Timeout: Ruby’s Most Dangerous API

2015-05-08

In the last 3 months, I’ve worked with a half dozen Sidekiq users plagued with mysterious stability problems. All were caused by the same thing: Ruby’s terrible Timeout module. I strongly urge everyone reading this to remove any usage of Timeout from your codebase; odds are very good you will see an increase in stability.

You, using Timeout.

You might think I’m overreacting or hyping up the problem: I’m not. Here’s Charles Nutter, lead developer of JRuby, writing about how Timeout is fundamentally broken and cannot be used safely in 2008.

The Problem

Timeout is typically used to ensure a block of code executes within a given time. It does this by raising an error within the Thread executing that block. Relevant to Sidekiq: this will corrupt shared network connections. Imagine this sequence of events:

  1. Code makes request A to Redis
  2. Timeout triggers, block stops executing
  3. Redis connection is returned to connection pool
  4. Network receives response A for request A
  5. Code checks out same connection and makes request B
  6. Code reads response A instead of waiting for response B!

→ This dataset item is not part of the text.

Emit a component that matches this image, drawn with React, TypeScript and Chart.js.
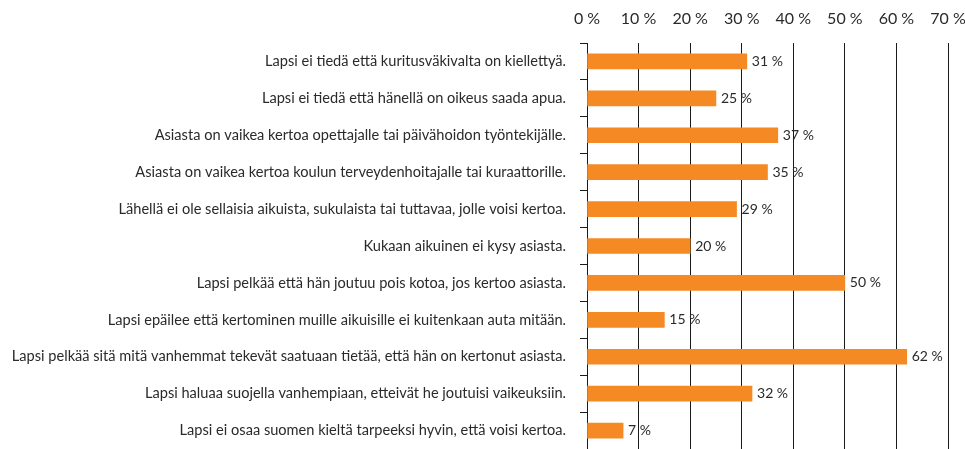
import React, { useEffect, useRef } from "react";
import { Chart, registerables } from "chart.js";

Chart.register(...registerables);

const categories = [
  "Lapsi ei tiedä että kuritusväkivalta on kiellettyä.",
  "Lapsi ei tiedä että hänellä on oikeus saada apua.",
  "Asiasta on vaikea kertoa opettajalle tai päivähoidon työntekijälle.",
  "Asiasta on vaikea kertoa koulun terveydenhoitajalle tai kuraattorille.",
  "Lähellä ei ole sellaisia aikuista, sukulaista tai tuttavaa, jolle voisi kertoa.",
  "Kukaan aikuinen ei kysy asiasta.",
  "Lapsi pelkää että hän joutuu pois kotoa, jos kertoo asiasta.",
  "Lapsi epäilee että kertominen muille aikuisille ei kuitenkaan auta mitään.",
  "Lapsi pelkää sitä mitä vanhemmat tekevät saatuaan tietää, että hän on kertonut asiasta.",
  "Lapsi haluaa suojella vanhempiaan, etteivät he joutuisi vaikeuksiin.",
  "Lapsi ei osaa suomen kieltä tarpeeksi hyvin, että voisi kertoa.",
];

const values = [31, 25, 37, 35, 29, 20, 50, 15, 62, 32, 7];

const FONT = "Lato, 'Open Sans', sans-serif";

const valueLabels = {
  id: "valueLabels",
  afterDatasetsDraw(chart: any) {
    const ctx = chart.ctx;
    const meta = chart.getDatasetMeta(0);
    ctx.save();
    ctx.font = `14px ${FONT}`;
    ctx.fillStyle = "#2a2a2a";
    ctx.textAlign = "left";
    ctx.textBaseline = "middle";
    meta.data.forEach((bar: any, i: number) => {
      ctx.fillText(values[i] + " %", bar.x + 5, bar.y);
    });
    ctx.restore();
  },
};

export default function App() {
  const ref = useRef<HTMLCanvasElement>(null);
  useEffect(() => {
    document.body.style.margin = "0";
    const chart = new Chart(ref.current!, {
      type: "bar",
      data: {
        labels: categories,
        datasets: [
          {
            data: values,
            backgroundColor: "#F58A25",
            barThickness: 15,
          },
        ],
      },
      options: {
        indexAxis: "y",
        responsive: false,
        animation: false,
        maintainAspectRatio: false,
        layout: { padding: { left: 0, right: 17, top: 0, bottom: 0 } },
        plugins: {
          legend: { display: false },
          tooltip: { enabled: false },
        },
        scales: {
          x: {
            position: "top",
            min: 0,
            max: 70,
            ticks: {
              stepSize: 10,
              padding: 15,
              color: "#2a2a2a",
              font: { family: FONT, size: 16 },
              callback: (v: any) => v + " %",
            },
            grid: {
              color: "#1a1a1a",
              lineWidth: 1,
              drawTicks: false,
            },
            border: { display: false },
            afterFit: (scale: any) => {
              scale.height = 43;
              scale.paddingLeft = 0;
              scale.paddingRight = 0;
            },
          },
          y: {
            ticks: {
              padding: 14,
              color: "#2a2a2a",
              font: { family: FONT, size: 14.6 },
            },
            grid: {
              display: true,
              drawOnChartArea: false,
              drawTicks: true,
              tickLength: 7,
              color: "#1a1a1a",
              offset: true,
            },
            border: { display: true, color: "#1a1a1a", width: 1 },
            afterFit: (scale: any) => {
              scale.width = 587;
              scale.paddingTop = 0;
              scale.paddingBottom = 0;
            },
          },
        },
      },
      plugins: [valueLabels],
    });
    return () => chart.destroy();
  }, []);
  return (
    <div style={{ position: "fixed", left: 0, top: 0, width: 965, height: 449 }}>
      <canvas ref={ref} width={965} height={449} style={{ width: 965, height: 449 }} />
    </div>
  );
}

That shared Redis connection has been corrupted due to Timeout skipping response A handling.

The Solution

The only safe timeouts to use are lower-level network timeouts. The underlying operating system understands them and ensures everything is cleaned up properly. All good network APIs will expose those timeouts so you can set them in your application code. Here’s a few examples:

# Sidekiq's redis connection pool
Sidekiq.configure_server do |config|
  config.redis = { :network_timeout => 2, :url => 'redis://localhost:3970/12' }
end
# Generic redis-rb
$redis = Redis.new(:url => '...', :connect_timeout => 5, :timeout => 5)
# Dalli
$memcached = Dalli::Client.new('...', :socket_timeout => 5)
# Net::HTTP
Net::HTTP.start(host, port, :open_timeout => 5, :read_timeout => 5) do |http|
  http.request(...)
end

If your favorite network library does not document its timeout options, be a sport and open a new issue or send them a PR with updated documentation. I just did that for Redis.

Conclusion

Ruby’s Timeout is a giant hammer and will only lead to a big mess. Don’t use it.